With state and city elections less than a month away, Mayor Ruthanne Fuller came to Main Street to encourage students to register to vote Tuesday, Sept. 25.
Fuller, with help from the Center for Civic Engagement and Service, student-athletes, and city employees, set up tables along Main Street in an attempt to “sign up as many people as possible to pre-register or register to vote,” Fuller said.
Fuller explained that a major part of Tuesday’s visit was to discuss voting with students of all ages, even those below 18.
“While you have to wait until 18 to vote, part of what we are doing here today is pre-registering students,” Fuller said. “This way, if you sign up now, you don’t have to remember and you are immediately signed up to vote for the next election when you turn 18.”
Co-director for the Center for Civic Engagement and Service, Claudia Wu, who helped in organizing the event, said she considered it to be a success.
“I think we had close to 140 people register or pre-register to vote, depending on their age,” Wu said.

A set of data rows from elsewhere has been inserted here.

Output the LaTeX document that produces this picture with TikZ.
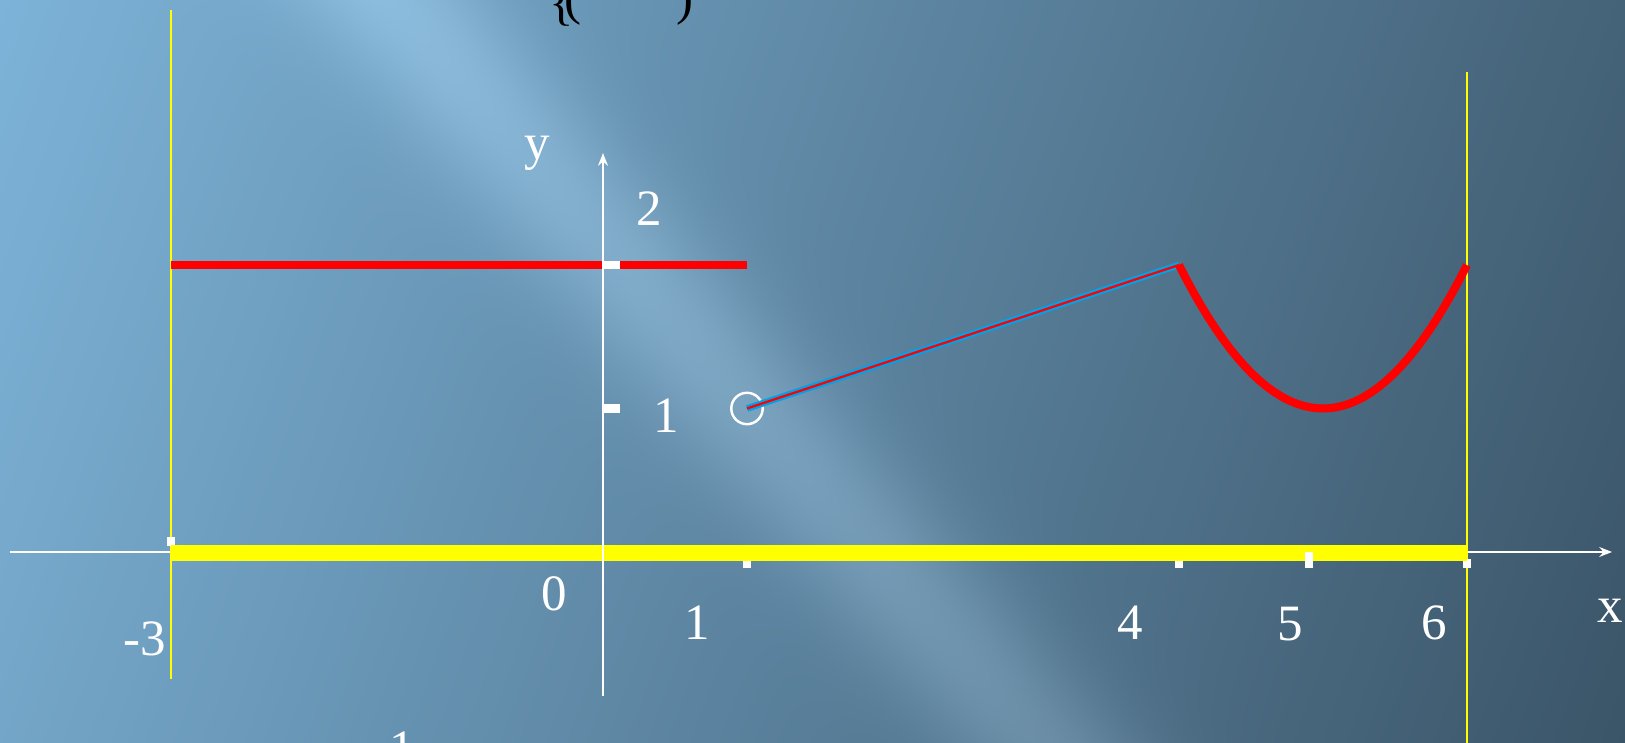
\documentclass[tikz,border=0pt]{standalone}
\usepackage{fontspec}
\setmainfont{Liberation Serif}
\usetikzlibrary{arrows.meta}
\definecolor{cRed}{HTML}{FF0000}
\definecolor{cYellow}{HTML}{FFFF00}
\definecolor{cBlue}{HTML}{00A2E8}
% slide background: light to dark slate, with one bright diagonal streak
\pgfdeclarefunctionalshading{slidebg}{\pgfpointorigin}{\pgfpoint{100bp}{100bp}}{}{
  exch 25 sub 50 div 1625 mul
  exch 25 sub 50 div 743 mul
  2 copy 743 exch sub 0.342 mul exch 0.94 mul add
  3 1 roll 0.656 mul exch 0.755 mul add
  785 sub 75 div dup mul neg 2.71828 exch exp 0.11 mul
  exch 1781 div
  2 copy -0.259 mul 0.490 add add 3 1 roll
  2 copy -0.369 mul 0.702 add add 3 1 roll
  -0.439 mul 0.847 add add
}

\begin{document}
\begin{tikzpicture}[x=1.44cm, y=1.435cm,
   font=\fontsize{14.5}{17}\selectfont, >={Stealth[length=3.6pt,width=2.8pt]},
   axisline/.style={->, white, line width=0.6pt},
   bound/.style={cYellow, line width=0.6pt},
   graph/.style={cRed, line width=2.3pt},
   tickmark/.style={white, line width=2.3pt},
   lbl/.style={text=white, inner sep=0pt, anchor=base}]
  % background
  \useasboundingbox (-6.03cm,-1.91cm) rectangle (10.22cm,5.52cm);
  \shade[shading=slidebg] (-6.03cm,-1.91cm) rectangle (10.22cm,5.52cm);

  % axes and bounds
  \draw[axisline] (-4.118,0) -- (7.007,0);
  \draw[bound] (-3,3.777) -- (-3,-0.885);
  \draw[bound] (6,3.345) -- (6,-1.4);
  \draw[graph] (-3,2) -- (1,2);
  \draw[tickmark] (0,2) -- (0.12,2);
  \draw[tickmark] (0,1) -- (0.12,1);
  \draw[tickmark] (-3,0.105) -- (-3,0.04);
  \foreach \t in {1,4,6} \draw[tickmark] (\t,-0.05) -- (\t,-0.11);
  \draw[cYellow, line width=4.55pt] (-3,-0.007) -- (6,-0.007);
  \draw[tickmark] (4.9,0) -- (4.9,-0.11);
  \draw[axisline] (0,-1.003) -- (0,2.78);

  % graph pieces
  \draw[white, line width=0.7pt] (1,1) circle (0.157cm);
  \draw[cBlue, line width=1.9pt] (1,1) -- (4,2);
  \draw[cRed, line width=0.65pt] (1,1) -- (4,2);
  \draw[graph, domain=4:6, samples=40] plot (\x, {1+(\x-5)^2});

  % labels
  \node[lbl] (ylab) at (-0.458,2.735) {y};
  \node[lbl] (ytwo) at (0.319,2.272) {2};
  \node[lbl] (yone) at (0.4375,0.836) {1};
  \node[lbl] (orig) at (-0.340,-0.411) {0};
  \node[lbl] (xone) at (0.653,-0.613) {1};
  \node[lbl] (xfour) at (3.660,-0.613) {4};
  \node[lbl] (xfive) at (4.771,-0.62) {5};
  \node[lbl] (xsix) at (5.771,-0.613) {6};
  \node[lbl] (xmthree) at (-3.181,-0.718) {-3};
  \node[lbl] (xlab) at (6.993,-0.488) {x};
  \node[lbl] (botone) at (-1.396,-1.491) {1};
  \node[lbl, text=black] (brace) at (-0.285,3.714) {\{};
  \node[lbl, text=black] (lpar) at (-0.208,3.749) {(};
  \node[lbl, text=black] (rpar) at (0.566,3.749) {)};
\end{tikzpicture}
\end{document}
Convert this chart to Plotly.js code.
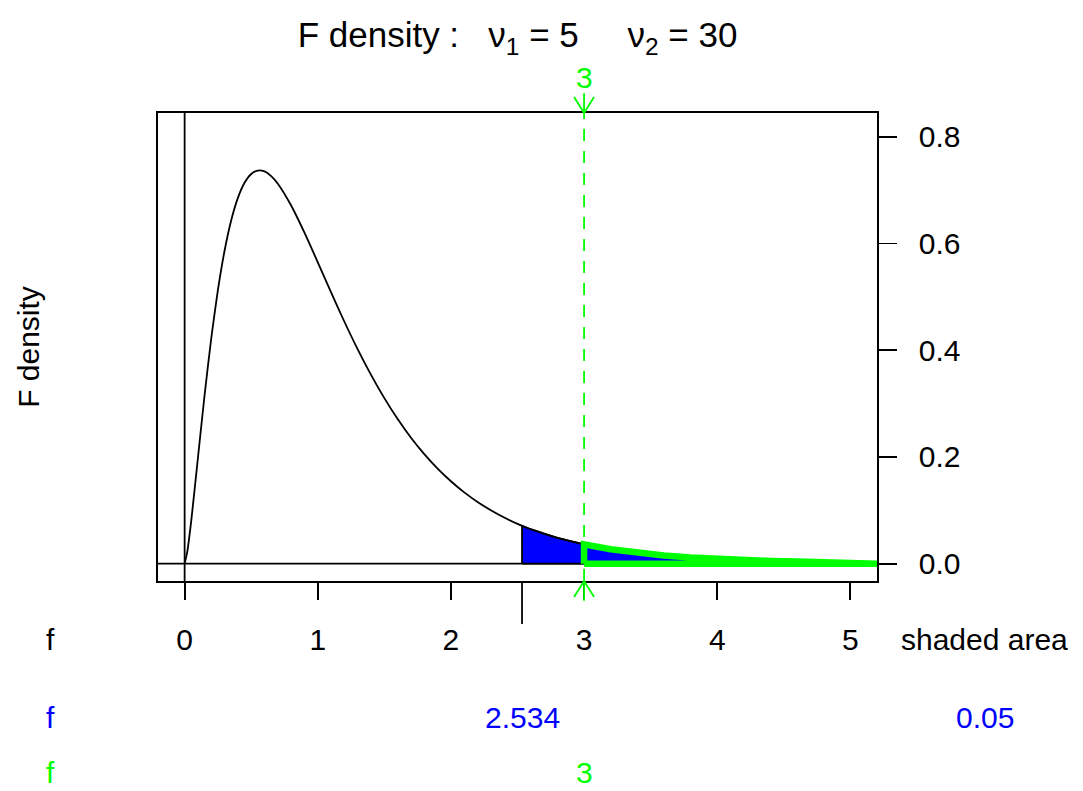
<!DOCTYPE html>
<html>
<head>
<meta charset="utf-8">
<script src="https://cdn.plot.ly/plotly-3.0.1.min.js"></script>
<style>html,body{margin:0;padding:0;background:#fff;}#chart{width:1083px;height:791px;}</style>
</head>
<body>
<div id="chart"></div>
<script>
// ---- data ----
const fX = [0, 0.02, 0.05, 0.1, 0.15, 0.2, 0.25, 0.3, 0.35, 0.4, 0.45, 0.5, 0.55, 0.6, 0.65, 0.7,
            0.8, 0.9, 1.0, 1.1, 1.2, 1.3, 1.4, 1.5, 1.6, 1.7, 1.8, 1.9, 2.0, 2.1, 2.2, 2.3, 2.4, 2.5,
            2.534, 2.6, 2.8, 3.0, 3.2, 3.4, 3.6, 3.8, 4.0, 4.2, 4.4, 4.6, 4.8, 5.0, 5.2];
const fDensity = [0, 0.0224, 0.0810, 0.1984, 0.3160, 0.4223, 0.5127, 0.5863, 0.6434, 0.6852, 0.7135,
            0.7301, 0.7365, 0.7348, 0.7259, 0.7117, 0.6709, 0.6200, 0.5646, 0.5082, 0.4532, 0.4015,
            0.3537, 0.3101, 0.2709, 0.2360, 0.2052, 0.1780, 0.1543, 0.1335, 0.1156, 0.1000, 0.0864,
            0.0746, 0.0710, 0.0645, 0.0482, 0.0361, 0.0271, 0.0203, 0.0153, 0.0116, 0.0088, 0.0067,
            0.0051, 0.0039, 0.0030, 0.0023, 0.0018];
const xTicks = [0, 1, 2, 3, 4, 5];
const yTicks = [0, 0.2, 0.4, 0.6, 0.8];
const fCritical = 2.534;     // blue
const shadedArea = 0.05;     // blue
const fObserved = 3;         // green
const nu1 = 5, nu2 = 30;

// ---- build traces ----
const BLUE = '#0000FF', GREEN = '#00FF00';
const LW = 1.8;
function tailFrom(x0) {
  const xs = [], ys = [];
  fX.forEach((x, i) => { if (x >= x0) { xs.push(x); ys.push(fDensity[i]); } });
  return {xs, ys};
}
const blueTail = tailFrom(fCritical);
const greenTail = tailFrom(fObserved);
const xEnd = fX[fX.length - 1];

const bluePoly = {
  x: [fCritical].concat(blueTail.xs, [xEnd, fCritical]),
  y: [0].concat(blueTail.ys, [0, 0]),
  type: 'scatter', mode: 'lines', fill: 'toself', fillcolor: BLUE,
  line: {color: '#000000', width: LW}, hoverinfo: 'skip', showlegend: false
};
const curve = {
  x: fX, y: fDensity, type: 'scatter', mode: 'lines',
  line: {color: '#000000', width: LW, shape: 'spline', smoothing: 0.6},
  hoverinfo: 'skip', showlegend: false
};
const greenPoly = {
  x: [fObserved].concat(greenTail.xs, [xEnd, fObserved]),
  y: [0].concat(greenTail.ys, [0, 0]),
  type: 'scatter', mode: 'lines',
  line: {color: GREEN, width: 6.5}, hoverinfo: 'skip', showlegend: false
};

const FONT = 'Liberation Sans, Arial, Helvetica, sans-serif';
const FS = 30;

// arrow geometry (sizes only)
const armDx = 0.075, armDy = 0.034, stemDy = 0.042;

const shapes = [
  // zero lines
  {type: 'line', xref: 'x', yref: 'paper', x0: 0, x1: 0, y0: 0, y1: 1, line: {color: '#000', width: LW}, layer: 'below'},
  {type: 'line', xref: 'paper', yref: 'y', x0: 0, x1: 1, y0: 0, y1: 0, line: {color: '#000', width: LW}, layer: 'below'},
  // long tick at critical value
  {type: 'line', xref: 'x', yref: 'paper', x0: fCritical, x1: fCritical, y0: 0, y1: -0.092, line: {color: '#000', width: LW}},
  // green dashed line at observed value
  {type: 'line', xref: 'x', yref: 'paper', x0: fObserved, x1: fObserved, y0: 0, y1: 1, line: {color: GREEN, width: LW, dash: '12px,10px'}},
  // top arrow
  {type: 'line', xref: 'x', yref: 'paper', x0: fObserved, x1: fObserved, y0: 1, y1: 1 + stemDy, line: {color: GREEN, width: LW}},
  {type: 'line', xref: 'x', yref: 'paper', x0: fObserved - armDx, x1: fObserved, y0: 1 + armDy, y1: 1, line: {color: GREEN, width: LW}},
  {type: 'line', xref: 'x', yref: 'paper', x0: fObserved + armDx, x1: fObserved, y0: 1 + armDy, y1: 1, line: {color: GREEN, width: LW}},
  // bottom arrow
  {type: 'line', xref: 'x', yref: 'paper', x0: fObserved, x1: fObserved, y0: 0, y1: -stemDy, line: {color: GREEN, width: LW}},
  {type: 'line', xref: 'x', yref: 'paper', x0: fObserved - armDx, x1: fObserved, y0: -armDy, y1: 0, line: {color: GREEN, width: LW}},
  {type: 'line', xref: 'x', yref: 'paper', x0: fObserved + armDx, x1: fObserved, y0: -armDy, y1: 0, line: {color: GREEN, width: LW}}
];

const rowY = [-0.126, -0.291, -0.410];
function ann(text, xref, x, y, color, extra) {
  return Object.assign({text: text, xref: xref, yref: 'paper', x: x, y: y, showarrow: false,
    xanchor: 'center', yanchor: 'middle', font: {family: FONT, size: FS, color: color}}, extra || {});
}
const annotations = [
  ann('F density', 'paper', -0.181, 0.5, '#000', {textangle: -90}),
  ann('f', 'paper', -0.150, rowY[0], '#000'),
  ann('shaded area', 'paper', 1.150, rowY[0], '#000'),
  ann('f', 'paper', -0.150, rowY[1], BLUE),
  ann(fCritical.toFixed(3), 'x', fCritical, rowY[1], BLUE),
  ann(String(shadedArea), 'paper', 1.150, rowY[1], BLUE),
  ann('f', 'paper', -0.150, rowY[2], GREEN),
  ann(String(fObserved), 'x', fObserved, rowY[2], GREEN),
  ann(String(fObserved), 'x', fObserved, 1.075, GREEN)
];

const layout = {
  width: 1083, height: 791,
  margin: {l: 158, r: 206, t: 113, b: 210, pad: 0},
  paper_bgcolor: '#fff', plot_bgcolor: '#fff',
  font: {family: FONT, size: FS, color: '#000'},
  title: {
    text: 'F density :&nbsp;&nbsp;&nbsp;ν<sub>1</sub> = ' + nu1 + '&nbsp;&nbsp;&nbsp;&nbsp;&nbsp;ν<sub>2</sub> = ' + nu2,
    font: {family: FONT, size: 35, color: '#000'},
    x: 0.5, xref: 'paper', xanchor: 'center', y: 1 - 35 / 791, yref: 'container', yanchor: 'middle'
  },
  xaxis: {
    range: [-0.2, 5.2], tickvals: xTicks, ticktext: xTicks.map(String),
    ticks: 'outside', ticklen: 17, tickwidth: LW, tickcolor: '#000',
    showline: true, linecolor: '#000', linewidth: LW, mirror: true,
    showgrid: false, zeroline: false, ticklabelstandoff: 14,
    tickfont: {family: FONT, size: FS, color: '#000'}, fixedrange: true
  },
  yaxis: {
    range: [-0.0325, 0.8443], side: 'right', tickvals: yTicks, ticktext: yTicks.map(v => v.toFixed(1)),
    ticks: 'outside', ticklen: 18, tickwidth: LW, tickcolor: '#000',
    showline: true, linecolor: '#000', linewidth: LW, mirror: true,
    showgrid: false, zeroline: false, ticklabelstandoff: 16,
    tickfont: {family: FONT, size: FS, color: '#000'}, fixedrange: true
  },
  shapes: shapes,
  annotations: annotations,
  showlegend: false
};

Plotly.newPlot('chart', [bluePoly, curve, greenPoly], layout, {staticPlot: true, displayModeBar: false});
</script>
</body>
</html>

Wu added that success was not just in the numbers, but in educating students about political activism. “Part of it is also an awareness and the knowledge that one should get involved in the politics, wherever you are. Another part of it was also an education and visibility piece of the importance of voting,” she said.
Wu said that the Athletic Leadership Council, a group of varsity sports captains, helped out as a part of a community service initiative.
“This year the athletes and their teams are all doing community service projects in their season and one of the projects that they have focused on is helping out during voter registration,” Wu added.
Senior Ava Waters, a girls track captain, helped out with the registration tables and reiterated the main goals of the event.
“There is such a range of how politically active people are,” Waters said. “But in general, we have to be more involved, whether at a state level or a national level. It’s just important that we get everyone involved, and that was the goal of the mayor’s visit.”
North students have already set positive examples by taking steps to better their community and engage in politics, according to Fuller.
“You are leading us,” she said. “A big example of that is concerning gun control. Adults are catching up to kids, not the other way around. Students have really been the leaders on that and we just need to make sure we follow your lead.”
Fuller plans to be back to North two more times this year to encourage young voters to register and pre-register. She added that voting booths will be set up at both North and South on Oct. 29 to “encourage as many people as possible to vote.”